Leaving the pictures out, print the lines from the first line of the listing through the line containing "plt.rcParams['font.family'] = ['Liberation", exactly as they read, and no others.

━━ DATA LINES

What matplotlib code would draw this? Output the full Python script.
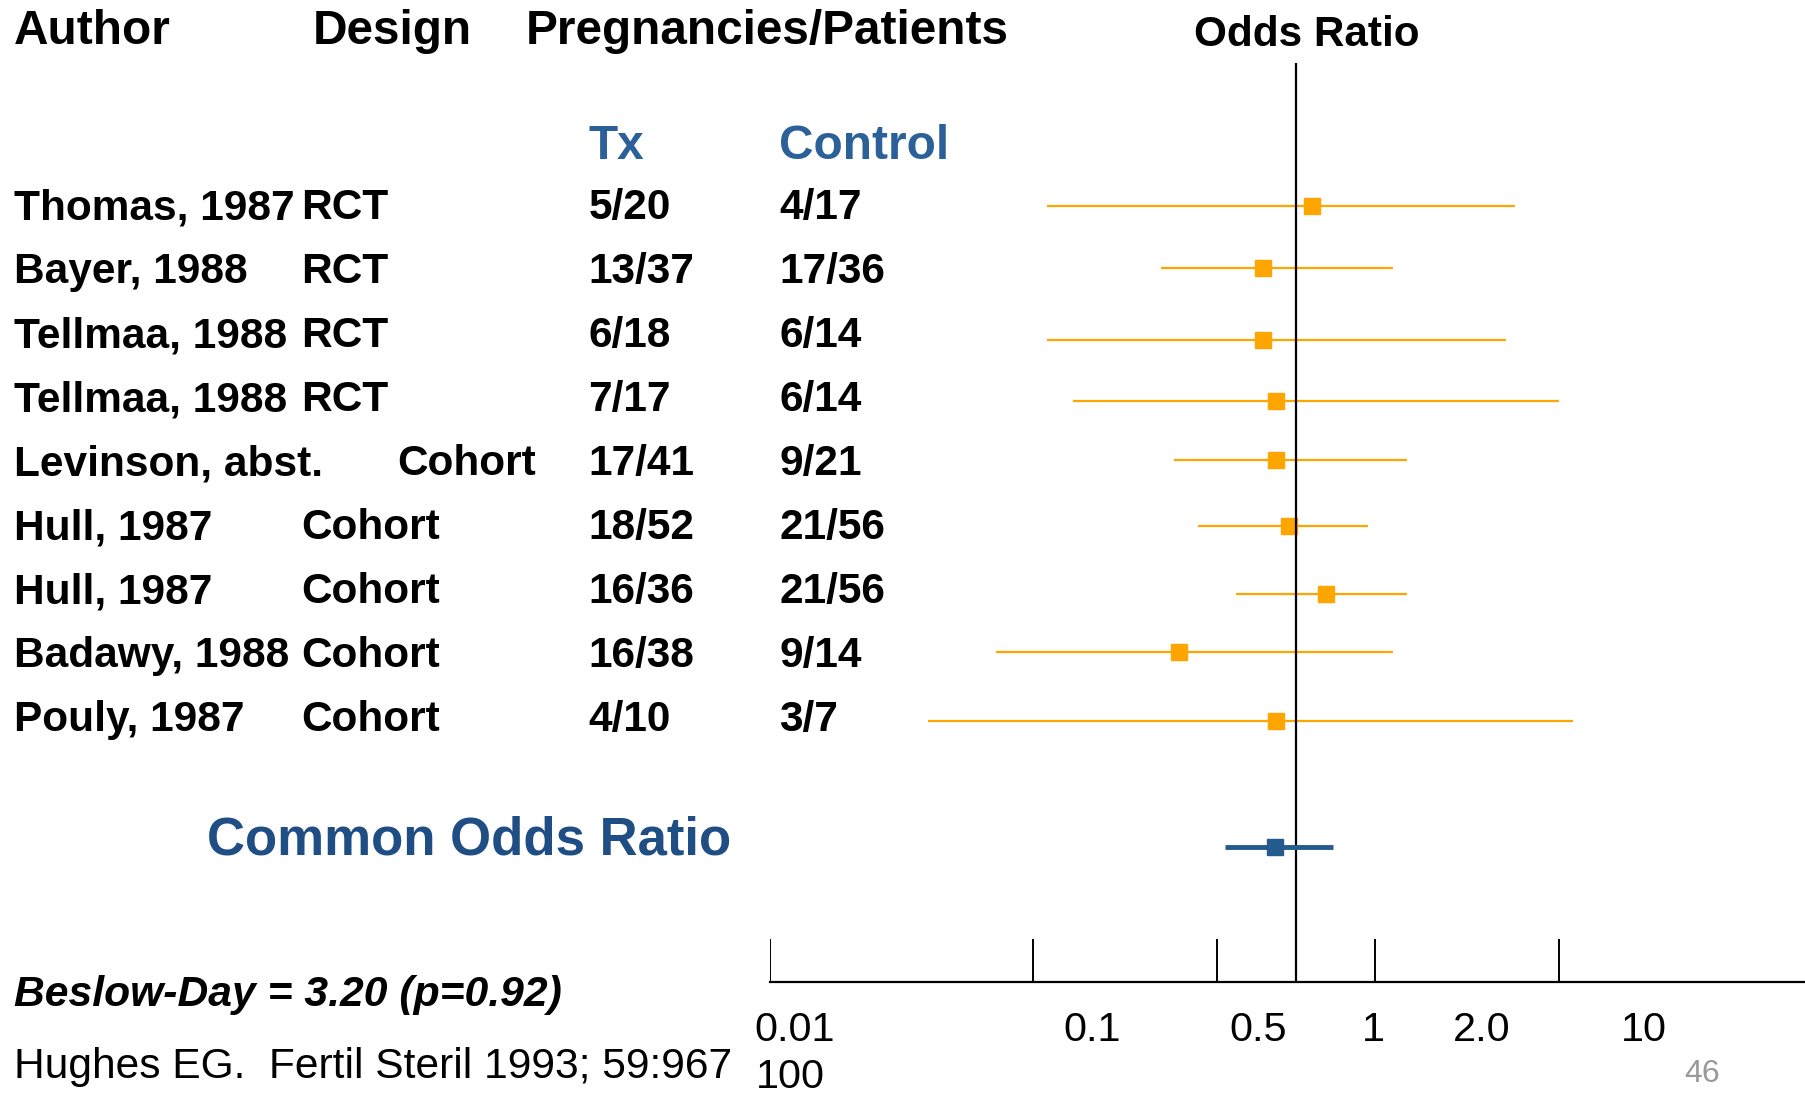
import matplotlib.pyplot as plt
from matplotlib import transforms

plt.rcParams['font.family'] = ['Liberation Sans', 'DejaVu Sans']

authors = ['Thomas, 1987', 'Bayer, 1988', 'Tellmaa, 1988', 'Tellmaa, 1988', 'Levinson, abst.',
           'Hull, 1987', 'Hull, 1987', 'Badawy, 1988', 'Pouly, 1987']
designs = ['RCT', 'RCT', 'RCT', 'RCT', 'Cohort', 'Cohort', 'Cohort', 'Cohort', 'Cohort']
tx = ['5/20', '13/37', '6/18', '7/17', '17/41', '18/52', '16/36', '16/38', '4/10']
control = ['4/17', '17/36', '6/14', '6/14', '9/21', '21/56', '21/56', '9/14', '3/7']
odds = [1.15, 0.75, 0.75, 0.84, 0.84, 0.94, 1.30, 0.36, 0.84]
ci_low = [0.113, 0.305, 0.113, 0.142, 0.344, 0.425, 0.592, 0.072, 0.040]
ci_high = [6.8, 2.33, 6.26, 10.0, 2.63, 1.87, 2.63, 2.33, 11.3]
# the marks on the slide sit a little off the text rows
mark_rows = [0, 0.97, 2.09, 3.05, 3.98, 5.0, 6.07, 6.97, 8.05]
pooled, pooled_low, pooled_high = 0.834, 0.535, 1.38
tick_vals = [0.01, 0.1, 0.5, 2, 10]
tick_labels = ['0.01', '0.1', '0.5', '1', '2.0', '10']

W, H = 1568.0, 950.0
def fx(px):
    return px / W
def fy(py):
    return 1 - py / H

fig = plt.figure(figsize=(18.05, 10.94), dpi=100)
ax = fig.add_axes([fx(669), fy(853), fx(1568) - fx(669), fy(55) - fy(853)])
ax.set_xscale('log')
ax.set_xlim(0.01, 86)
ax.set_ylim(12.14, -2.23)
for s in ['top', 'right', 'left']:
    ax.spines[s].set_visible(False)
ax.spines['bottom'].set_linewidth(1.6)
ax.set_xticks([])
ax.set_xticks([], minor=True)
ax.set_yticks([])

rows = list(range(len(authors)))
orange = '#FFA500'
ax.hlines(mark_rows, ci_low, ci_high, color=orange, lw=1.6)
ax.plot(odds, mark_rows, 's', color=orange, ms=11, ls='none')
ax.axvline(1, color='black', lw=1.6)
ax.vlines(tick_vals, 11.46, 12.14, color='black', lw=1.4)

blue_c = '#245A8E'
ax.hlines(10.03, pooled_low, pooled_high, color=blue_c, lw=3.5)
ax.plot([pooled], [10.03], 's', color=blue_c, ms=12)

# text columns
trans = transforms.blended_transform_factory(fig.transFigure, ax.transData)
bold = dict(fontweight='bold', fontsize=30.5, va='baseline')
for i in rows:
    y = i + 0.21
    fig.text(fx(12), y, authors[i], transform=trans, **bold)
    fig.text(fx(345 if authors[i].startswith('Levinson') else 262), y, designs[i],
             transform=trans, **bold)
    fig.text(fx(511), y, tx[i], transform=trans, **bold)
    fig.text(fx(677), y, control[i], transform=trans, **bold)

hdr = dict(fontweight='bold', fontsize=34.4, va='baseline')
fig.text(fx(12), fy(38), 'Author', **hdr)
fig.text(fx(272), fy(38), 'Design', **hdr)
fig.text(fx(457), fy(38), 'Pregnancies/Patients', **hdr)
fig.text(fx(1037), fy(40), 'Odds Ratio', fontweight='bold', fontsize=30.4, va='baseline')
fig.text(fx(511), fy(138), 'Tx', color='#2B6098', **hdr)
fig.text(fx(677), fy(138), 'Control', color='#2B6098', **hdr)
fig.text(fx(180), fy(742), 'Common Odds Ratio', color='#1F4E84', fontweight='bold',
         fontsize=38, va='baseline')
fig.text(fx(12), fy(874), 'Beslow-Day = 3.20 (p=0.92)', fontweight='bold', style='italic',
         fontsize=30.7, va='baseline')
fig.text(fx(12), fy(936), 'Hughes EG.  Fertil Steril 1993; 59:967', fontsize=30.6, va='baseline')

label_x = [655, 924, 1068, 1183, 1262, 1408]
for lx, lab in zip(label_x, tick_labels):
    fig.text(fx(lx), fy(904), lab, fontsize=29.8, va='baseline')
fig.text(fx(657), fy(945), '100', fontsize=29.8, va='baseline')
fig.text(fx(1463), fy(940), '46', fontsize=23, color='#999999', va='baseline')

fig.savefig('out.png', dpi=100)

━━━━

_FINAL ANSWER_
What matplotlib code would draw this? Output the full Python script.
import matplotlib.pyplot as plt
from matplotlib import transforms

plt.rcParams['font.family'] = ['Liberation Sans', 'DejaVu Sans']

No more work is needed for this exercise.